* Data listing *
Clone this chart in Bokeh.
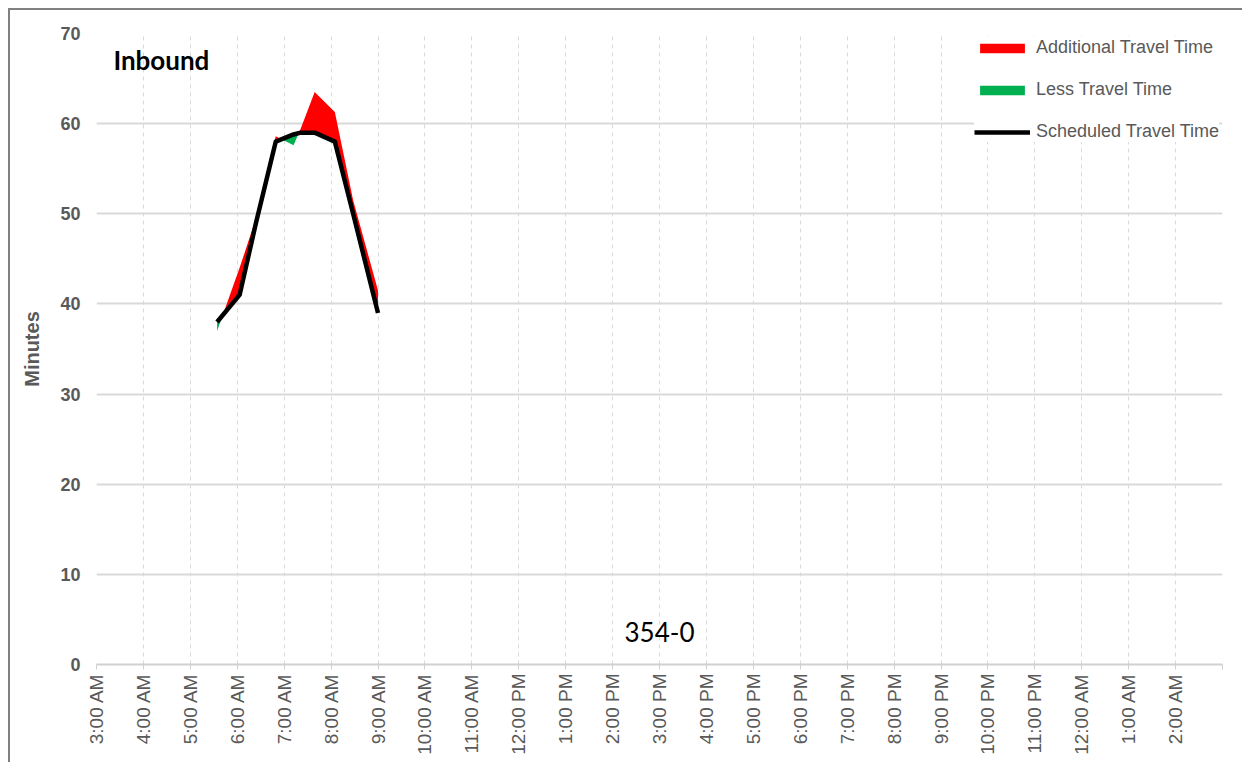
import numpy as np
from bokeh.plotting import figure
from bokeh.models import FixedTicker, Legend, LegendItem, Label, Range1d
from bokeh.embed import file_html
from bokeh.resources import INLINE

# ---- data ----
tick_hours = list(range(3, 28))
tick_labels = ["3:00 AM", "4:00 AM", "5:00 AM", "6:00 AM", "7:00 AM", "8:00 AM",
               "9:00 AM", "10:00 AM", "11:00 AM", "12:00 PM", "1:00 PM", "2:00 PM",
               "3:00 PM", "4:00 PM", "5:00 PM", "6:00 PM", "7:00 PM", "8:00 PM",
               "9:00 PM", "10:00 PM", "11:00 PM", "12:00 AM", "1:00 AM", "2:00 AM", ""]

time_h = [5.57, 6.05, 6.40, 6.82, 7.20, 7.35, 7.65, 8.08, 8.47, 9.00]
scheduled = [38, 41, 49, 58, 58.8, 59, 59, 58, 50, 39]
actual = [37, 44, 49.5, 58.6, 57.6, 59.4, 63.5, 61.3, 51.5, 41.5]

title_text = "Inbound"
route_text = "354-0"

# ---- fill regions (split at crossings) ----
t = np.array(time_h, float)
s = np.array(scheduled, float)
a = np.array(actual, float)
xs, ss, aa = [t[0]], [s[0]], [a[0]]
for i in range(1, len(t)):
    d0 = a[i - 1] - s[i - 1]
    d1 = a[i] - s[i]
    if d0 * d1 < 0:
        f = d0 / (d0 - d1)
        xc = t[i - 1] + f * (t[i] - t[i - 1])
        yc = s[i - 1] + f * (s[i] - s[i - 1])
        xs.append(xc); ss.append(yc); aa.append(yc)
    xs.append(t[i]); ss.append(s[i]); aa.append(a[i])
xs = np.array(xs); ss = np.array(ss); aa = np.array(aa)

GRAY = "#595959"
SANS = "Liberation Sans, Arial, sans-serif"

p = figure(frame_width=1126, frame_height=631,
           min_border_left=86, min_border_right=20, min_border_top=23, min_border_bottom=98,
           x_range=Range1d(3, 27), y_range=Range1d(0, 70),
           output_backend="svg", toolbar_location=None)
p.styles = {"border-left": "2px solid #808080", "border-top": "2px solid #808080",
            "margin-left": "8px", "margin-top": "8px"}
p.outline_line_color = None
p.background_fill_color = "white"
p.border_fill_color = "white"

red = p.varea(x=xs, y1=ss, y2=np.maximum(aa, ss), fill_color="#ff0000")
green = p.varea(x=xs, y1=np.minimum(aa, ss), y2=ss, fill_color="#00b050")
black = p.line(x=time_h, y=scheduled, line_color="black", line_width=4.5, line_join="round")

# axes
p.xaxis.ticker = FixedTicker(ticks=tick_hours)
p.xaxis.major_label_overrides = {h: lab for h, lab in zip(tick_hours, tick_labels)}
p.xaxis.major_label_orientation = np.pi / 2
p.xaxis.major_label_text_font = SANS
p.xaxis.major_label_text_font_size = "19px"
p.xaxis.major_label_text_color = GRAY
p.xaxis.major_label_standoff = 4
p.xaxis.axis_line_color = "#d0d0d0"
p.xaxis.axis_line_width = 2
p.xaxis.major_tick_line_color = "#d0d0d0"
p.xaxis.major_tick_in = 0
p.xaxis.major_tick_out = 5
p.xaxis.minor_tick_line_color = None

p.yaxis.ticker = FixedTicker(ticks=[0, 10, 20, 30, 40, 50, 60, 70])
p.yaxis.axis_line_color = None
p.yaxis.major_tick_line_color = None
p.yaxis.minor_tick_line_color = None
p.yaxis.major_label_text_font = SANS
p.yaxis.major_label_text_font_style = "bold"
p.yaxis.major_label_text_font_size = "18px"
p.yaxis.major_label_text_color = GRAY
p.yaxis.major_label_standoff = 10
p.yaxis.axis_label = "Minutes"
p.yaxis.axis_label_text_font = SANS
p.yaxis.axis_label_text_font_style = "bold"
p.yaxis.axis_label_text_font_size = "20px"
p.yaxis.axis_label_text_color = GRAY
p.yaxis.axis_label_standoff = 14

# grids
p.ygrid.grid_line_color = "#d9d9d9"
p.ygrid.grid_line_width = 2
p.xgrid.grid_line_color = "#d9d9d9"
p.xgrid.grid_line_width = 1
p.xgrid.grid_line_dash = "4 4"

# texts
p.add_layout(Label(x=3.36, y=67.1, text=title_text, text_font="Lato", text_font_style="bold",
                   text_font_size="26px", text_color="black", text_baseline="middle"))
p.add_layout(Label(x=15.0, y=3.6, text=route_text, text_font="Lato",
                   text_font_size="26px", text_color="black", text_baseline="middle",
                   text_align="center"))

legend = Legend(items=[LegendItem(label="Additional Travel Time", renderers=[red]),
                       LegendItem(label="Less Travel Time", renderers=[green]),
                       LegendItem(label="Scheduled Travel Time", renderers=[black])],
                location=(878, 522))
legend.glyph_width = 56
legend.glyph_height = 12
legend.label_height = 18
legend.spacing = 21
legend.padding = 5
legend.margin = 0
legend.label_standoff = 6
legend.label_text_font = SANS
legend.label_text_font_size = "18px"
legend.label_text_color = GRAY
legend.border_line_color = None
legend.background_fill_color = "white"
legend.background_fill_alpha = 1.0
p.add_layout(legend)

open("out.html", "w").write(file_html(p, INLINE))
---
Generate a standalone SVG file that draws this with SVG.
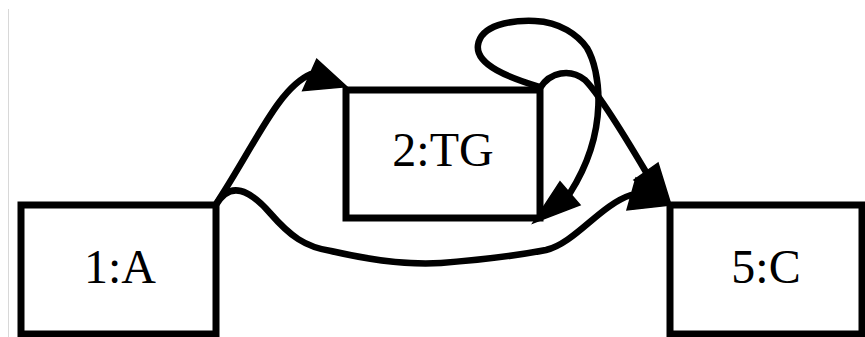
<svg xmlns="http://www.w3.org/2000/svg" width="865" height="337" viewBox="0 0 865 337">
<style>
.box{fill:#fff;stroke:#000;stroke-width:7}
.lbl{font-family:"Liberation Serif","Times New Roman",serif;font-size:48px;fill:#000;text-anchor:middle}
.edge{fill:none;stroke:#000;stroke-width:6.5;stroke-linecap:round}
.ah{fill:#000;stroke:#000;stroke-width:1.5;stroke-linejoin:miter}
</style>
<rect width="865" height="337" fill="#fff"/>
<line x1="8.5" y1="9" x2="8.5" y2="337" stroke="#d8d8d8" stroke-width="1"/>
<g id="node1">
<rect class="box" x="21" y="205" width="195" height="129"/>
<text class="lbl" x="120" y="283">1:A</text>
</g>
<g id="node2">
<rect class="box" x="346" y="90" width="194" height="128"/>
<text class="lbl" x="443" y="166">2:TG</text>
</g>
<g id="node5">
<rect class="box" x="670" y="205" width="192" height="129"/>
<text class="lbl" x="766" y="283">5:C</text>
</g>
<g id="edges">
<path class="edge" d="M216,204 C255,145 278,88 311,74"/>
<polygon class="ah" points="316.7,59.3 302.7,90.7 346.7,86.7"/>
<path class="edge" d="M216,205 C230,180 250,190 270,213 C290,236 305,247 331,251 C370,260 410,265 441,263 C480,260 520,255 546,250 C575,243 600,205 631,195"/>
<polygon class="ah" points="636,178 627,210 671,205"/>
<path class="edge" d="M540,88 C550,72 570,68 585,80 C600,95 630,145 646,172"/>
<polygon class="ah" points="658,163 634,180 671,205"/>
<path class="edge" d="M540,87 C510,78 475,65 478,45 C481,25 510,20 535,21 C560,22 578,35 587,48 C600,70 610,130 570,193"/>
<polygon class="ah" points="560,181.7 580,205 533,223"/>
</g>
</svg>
--
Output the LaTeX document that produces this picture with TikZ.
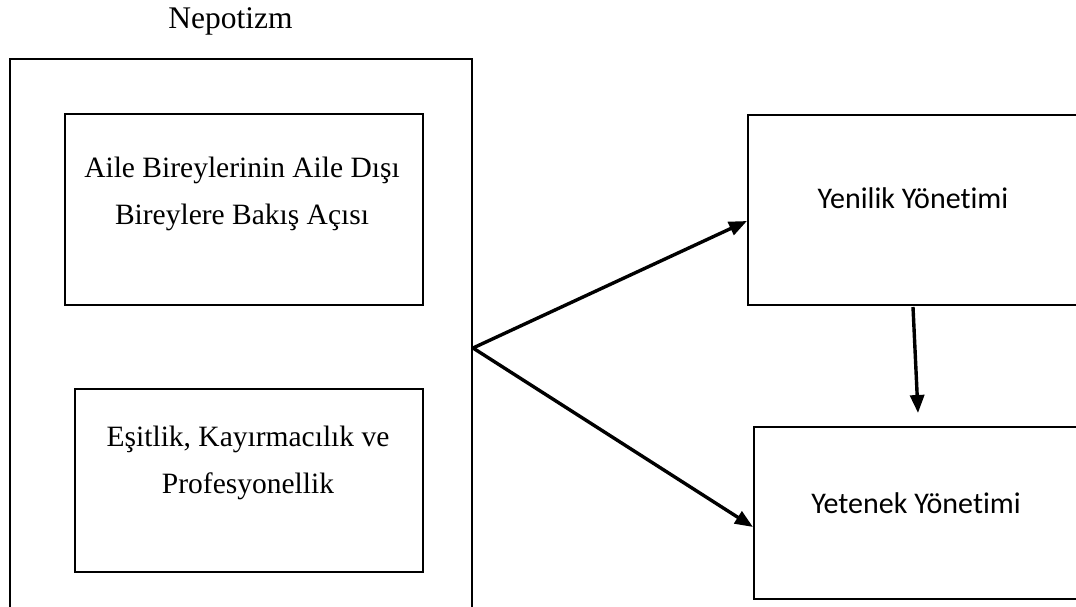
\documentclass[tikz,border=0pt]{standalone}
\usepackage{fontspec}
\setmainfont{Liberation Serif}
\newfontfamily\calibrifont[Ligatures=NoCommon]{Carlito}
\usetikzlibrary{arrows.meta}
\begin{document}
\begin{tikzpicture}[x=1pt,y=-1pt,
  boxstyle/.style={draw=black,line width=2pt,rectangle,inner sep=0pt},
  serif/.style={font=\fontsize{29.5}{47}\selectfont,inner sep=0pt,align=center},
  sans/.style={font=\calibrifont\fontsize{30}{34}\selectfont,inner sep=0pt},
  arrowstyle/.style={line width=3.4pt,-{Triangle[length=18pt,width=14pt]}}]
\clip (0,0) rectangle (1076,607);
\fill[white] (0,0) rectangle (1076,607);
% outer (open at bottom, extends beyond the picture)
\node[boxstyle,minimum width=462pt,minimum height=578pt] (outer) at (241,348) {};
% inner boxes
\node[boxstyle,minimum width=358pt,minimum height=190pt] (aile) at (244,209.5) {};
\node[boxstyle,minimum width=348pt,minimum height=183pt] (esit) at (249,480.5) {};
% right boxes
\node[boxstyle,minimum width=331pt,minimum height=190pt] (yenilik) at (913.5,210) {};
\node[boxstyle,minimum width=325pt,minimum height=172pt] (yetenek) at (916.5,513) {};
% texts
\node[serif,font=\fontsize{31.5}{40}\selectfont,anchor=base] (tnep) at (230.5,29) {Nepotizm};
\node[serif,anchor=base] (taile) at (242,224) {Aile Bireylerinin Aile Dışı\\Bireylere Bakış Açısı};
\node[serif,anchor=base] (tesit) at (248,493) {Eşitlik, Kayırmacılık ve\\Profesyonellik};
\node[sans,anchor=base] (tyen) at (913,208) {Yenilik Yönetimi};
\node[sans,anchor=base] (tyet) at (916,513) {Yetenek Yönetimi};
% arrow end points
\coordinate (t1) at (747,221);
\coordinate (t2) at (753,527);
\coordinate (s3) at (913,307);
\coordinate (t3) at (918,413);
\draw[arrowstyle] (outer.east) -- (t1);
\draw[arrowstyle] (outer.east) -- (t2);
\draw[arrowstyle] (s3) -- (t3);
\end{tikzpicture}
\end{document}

* What to do *
Reproduce the data above exactly, but only the lines from the one showing "Clone this chart in Bokeh." through the one showing "from bokeh.resources import INLINE", with both ends kept and the pictures left out.

* Solved problem *
Clone this chart in Bokeh.
import numpy as np
from bokeh.plotting import figure
from bokeh.models import FixedTicker, Legend, LegendItem, Label, Range1d
from bokeh.embed import file_html
from bokeh.resources import INLINE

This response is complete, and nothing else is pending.